The Problem: False positives, bad-faith claims, no penalty for false strikes, revenue stolen during dispute (often months), three strikes = channel deleted.
Abuse Cases:
- Music: Copyright claims on public domain music, birdsong, white noise
- Video clips: Fair use commentary/criticism flagged (reaction videos, reviews)
- Gaming: Publishers claiming gameplay despite licensing permission
- Extortion: Fake claimants stealing monetization from viral videos
- Silencing: Critics copystruck to remove negative content
Alinity/PewDiePie: Alinity (Twitch streamer) threatened to copyright claim PewDiePie’s video criticizing her. The threat revealed: copyright strikes weaponized as censorship, not protection. PewDiePie’s 90M subscribers amplified issue, YouTube made minor changes (but system fundamentally unchanged).
Creator Frustration: Mumkey Jones (channel deleted over fair use anime clips), Matt Watson (false claims devastated small channel), Angry Joe (reviews claimed by movie studios). Manual appeals took weeks/months, revenue lost permanently.

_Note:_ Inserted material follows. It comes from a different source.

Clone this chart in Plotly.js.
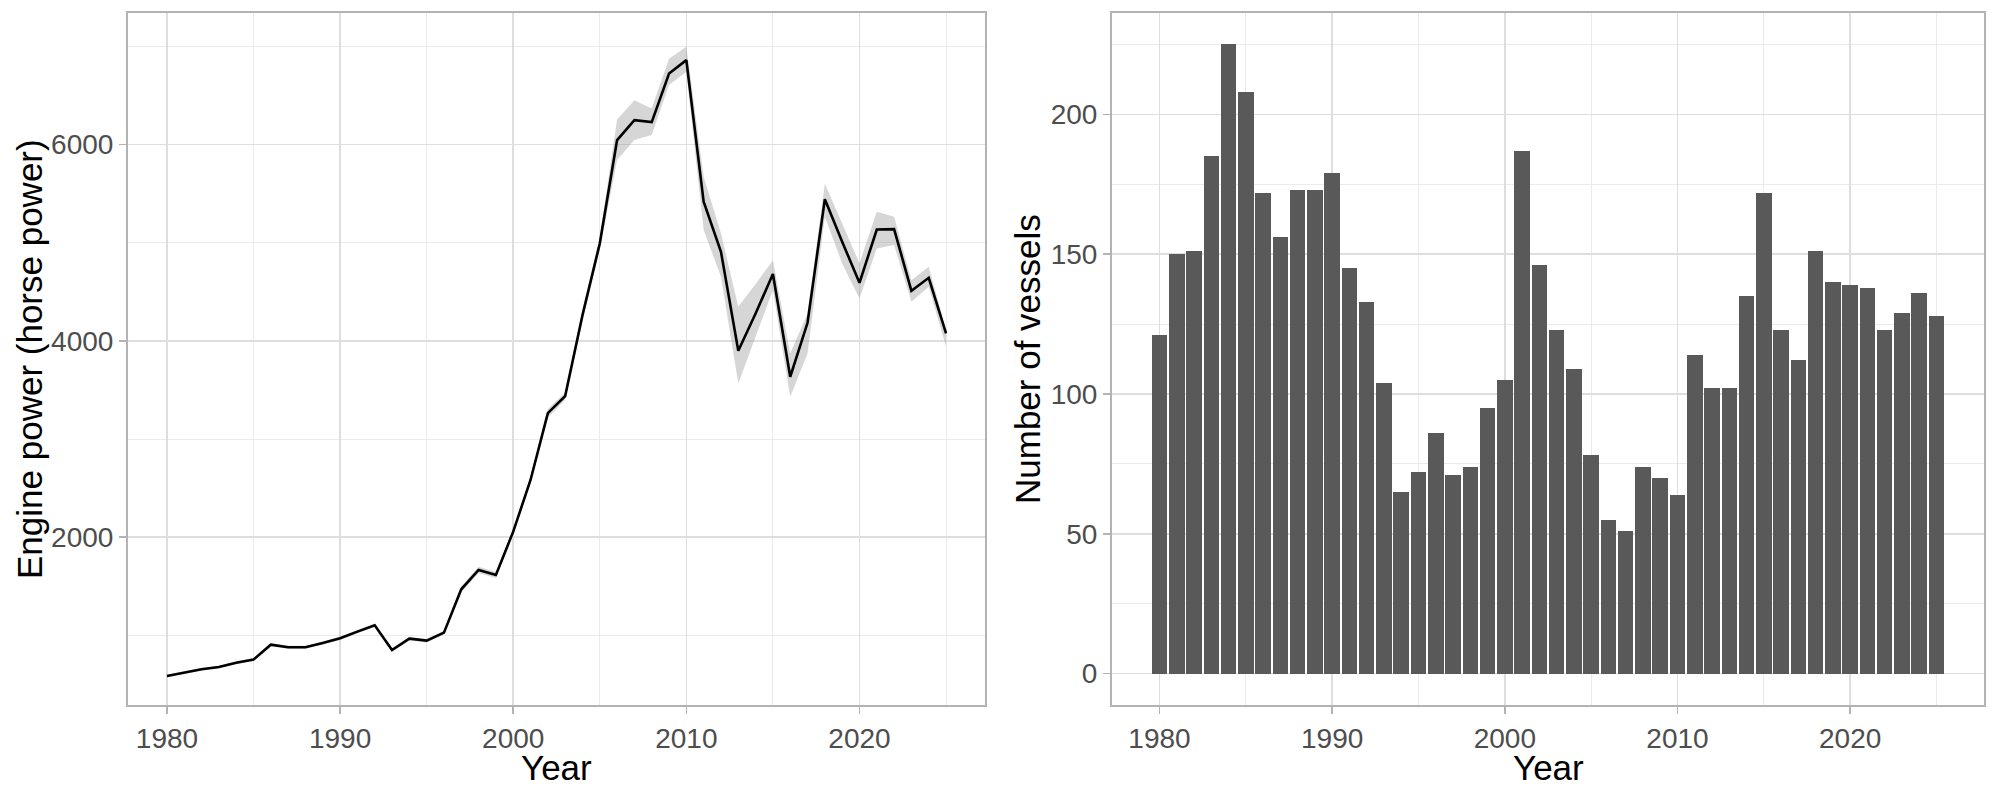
<!DOCTYPE html>
<html>
<head>
<meta charset="utf-8">
<script src="https://cdn.plot.ly/plotly-3.0.1.min.js"></script>
<style>
  html, body { margin: 0; padding: 0; background: #fff; }
  #chart { width: 2000px; height: 800px; }
</style>
</head>
<body>
<div id="chart"></div>
<script>
// years on the x axis of both panels
var years = [1980, 1981, 1982, 1983, 1984, 1985, 1986, 1987, 1988, 1989,
             1990, 1991, 1992, 1993, 1994, 1995, 1996, 1997, 1998, 1999,
             2000, 2001, 2002, 2003, 2004, 2005, 2006, 2007, 2008, 2009,
             2010, 2011, 2012, 2013, 2014, 2015, 2016, 2017, 2018, 2019,
             2020, 2021, 2022, 2023, 2024, 2025];

// mean engine power (hp) and its confidence band
var power = [588, 621, 656, 679, 723, 754, 906, 880, 880, 924,
             971, 1039, 1104, 852, 968, 947, 1029, 1470, 1667, 1616,
             2057, 2583, 3263, 3437, 4260, 4991, 6043, 6246, 6226, 6721,
             6857, 5415, 4906, 3898, 4278, 4679, 3634, 4183, 5442, 5008,
             4590, 5133, 5137, 4509, 4641, 4075];
var powerLow = [575, 608, 643, 666, 709, 740, 890, 865, 865, 909,
                955, 1022, 1086, 835, 950, 929, 1010, 1440, 1635, 1585,
                2025, 2550, 3220, 3400, 4200, 4930, 5840, 6043, 6094, 6603,
                6738, 5127, 4652, 3566, 4040, 4516, 3430, 3871, 5262, 4787,
                4431, 4940, 4974, 4397, 4550, 3939];
var powerHigh = [601, 634, 669, 692, 737, 768, 922, 895, 895, 939,
                 987, 1056, 1122, 869, 986, 965, 1048, 1500, 1699, 1647,
                 2089, 2616, 3306, 3474, 4320, 5052, 6254, 6450, 6365, 6870,
                 6993, 5670, 5093, 4346, 4577, 4821, 3871, 4278, 5602, 5194,
                 4787, 5313, 5262, 4617, 4753, 4109];

// number of vessels per year
var vessels = [121, 150, 151, 185, 225, 208, 172, 156, 173, 173,
               179, 145, 133, 104, 65, 72, 86, 71, 74, 95,
               105, 187, 146, 123, 109, 78, 55, 51, 74, 70,
               64, 114, 102, 102, 135, 172, 123, 112, 151, 140,
               139, 138, 123, 129, 136, 128];

var FONT = 'Liberation Sans, Arial, sans-serif';

var lower = {
  x: years, y: powerLow, xaxis: 'x', yaxis: 'y',
  type: 'scatter', mode: 'lines',
  line: { width: 0, color: 'rgba(0,0,0,0)' },
  hoverinfo: 'skip', showlegend: false
};
var upper = {
  x: years, y: powerHigh, xaxis: 'x', yaxis: 'y',
  type: 'scatter', mode: 'lines', fill: 'tonexty',
  fillcolor: 'rgba(153,153,153,0.4)',
  line: { width: 0, color: 'rgba(0,0,0,0)' },
  hoverinfo: 'skip', showlegend: false
};
var meanLine = {
  x: years, y: power, xaxis: 'x', yaxis: 'y',
  type: 'scatter', mode: 'lines',
  line: { color: '#000000', width: 2.6 },
  showlegend: false
};
var bars = {
  x: years, y: vessels, xaxis: 'x2', yaxis: 'y2',
  type: 'bar', width: 0.9,
  marker: { color: '#595959', line: { width: 0 } },
  showlegend: false
};

// shared look, close to ggplot theme_light
function axisStyle(extra) {
  var a = {
    showline: true, mirror: true, linecolor: '#B3B3B3', linewidth: 2,
    showgrid: true, gridcolor: '#DEDEDE', gridwidth: 1.6,
    zeroline: false,
    ticks: 'outside', ticklen: 7, tickwidth: 1.6, tickcolor: '#B3B3B3',
    tickfont: { family: FONT, size: 28, color: '#4D4D4D' },
    automargin: false
  };
  for (var k in extra) a[k] = extra[k];
  return a;
}

var layout = {
  width: 2000, height: 800,
  margin: { l: 0, r: 0, t: 0, b: 0 },
  paper_bgcolor: '#ffffff', plot_bgcolor: '#ffffff',
  showlegend: false,
  bargap: 0,
  xaxis: axisStyle({
    domain: [0.064, 0.4925], anchor: 'y',
    range: [1977.75, 2027.25], tick0: 1980, dtick: 10,
    minor: { dtick: 5, showgrid: true, gridcolor: '#EBEBEB', gridwidth: 1 }
  }),
  yaxis: axisStyle({
    domain: [0.11875, 0.98375], anchor: 'x',
    range: [292, 7337], tick0: 0, dtick: 2000,
    minor: { dtick: 1000, showgrid: true, gridcolor: '#EBEBEB', gridwidth: 1 }
  }),
  xaxis2: axisStyle({
    domain: [0.556, 0.992], anchor: 'y2',
    range: [1977.25, 2027.75], tick0: 1980, dtick: 10,
    minor: { dtick: 5, showgrid: true, gridcolor: '#EBEBEB', gridwidth: 1 }
  }),
  yaxis2: axisStyle({
    domain: [0.11875, 0.98375], anchor: 'x2',
    range: [-11.25, 236.25], tick0: 0, dtick: 50,
    minor: { dtick: 25, showgrid: true, gridcolor: '#EBEBEB', gridwidth: 1 }
  }),
  annotations: [
    { text: 'Year', xref: 'paper', yref: 'paper', x: 0.278, y: 0.041,
      xanchor: 'center', yanchor: 'middle', showarrow: false,
      font: { family: FONT, size: 35, color: '#000000' } },
    { text: 'Year', xref: 'paper', yref: 'paper', x: 0.774, y: 0.041,
      xanchor: 'center', yanchor: 'middle', showarrow: false,
      font: { family: FONT, size: 35, color: '#000000' } },
    { text: 'Engine power (horse power)', xref: 'paper', yref: 'paper',
      x: 0.0145, y: 0.55125, textangle: -90,
      xanchor: 'center', yanchor: 'middle', showarrow: false,
      font: { family: FONT, size: 35, color: '#000000' } },
    { text: 'Number of vessels', xref: 'paper', yref: 'paper',
      x: 0.5135, y: 0.55125, textangle: -90,
      xanchor: 'center', yanchor: 'middle', showarrow: false,
      font: { family: FONT, size: 35, color: '#000000' } }
  ]
};

Plotly.newPlot('chart', [lower, upper, meanLine, bars], layout, { staticPlot: true });
</script>
</body>
</html>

2019 FTC Changes: Stricter rules on creators, but copyright system untouched. YouTube prioritized corporate rights holders over creators, afraid of DMCA lawsuit liability.
By 2023: Content ID still broken. Creators self-censor (avoid clips, use royalty-free music, blur brand logos). False claim penalties exist but rarely enforced. YouTube’s legal risk aversion > creator fairness.
Legacy: Content ID epitomizes platform power imbalance — automated systems favor corporations, appeal process favors claimants, creators guilty until proven innocent.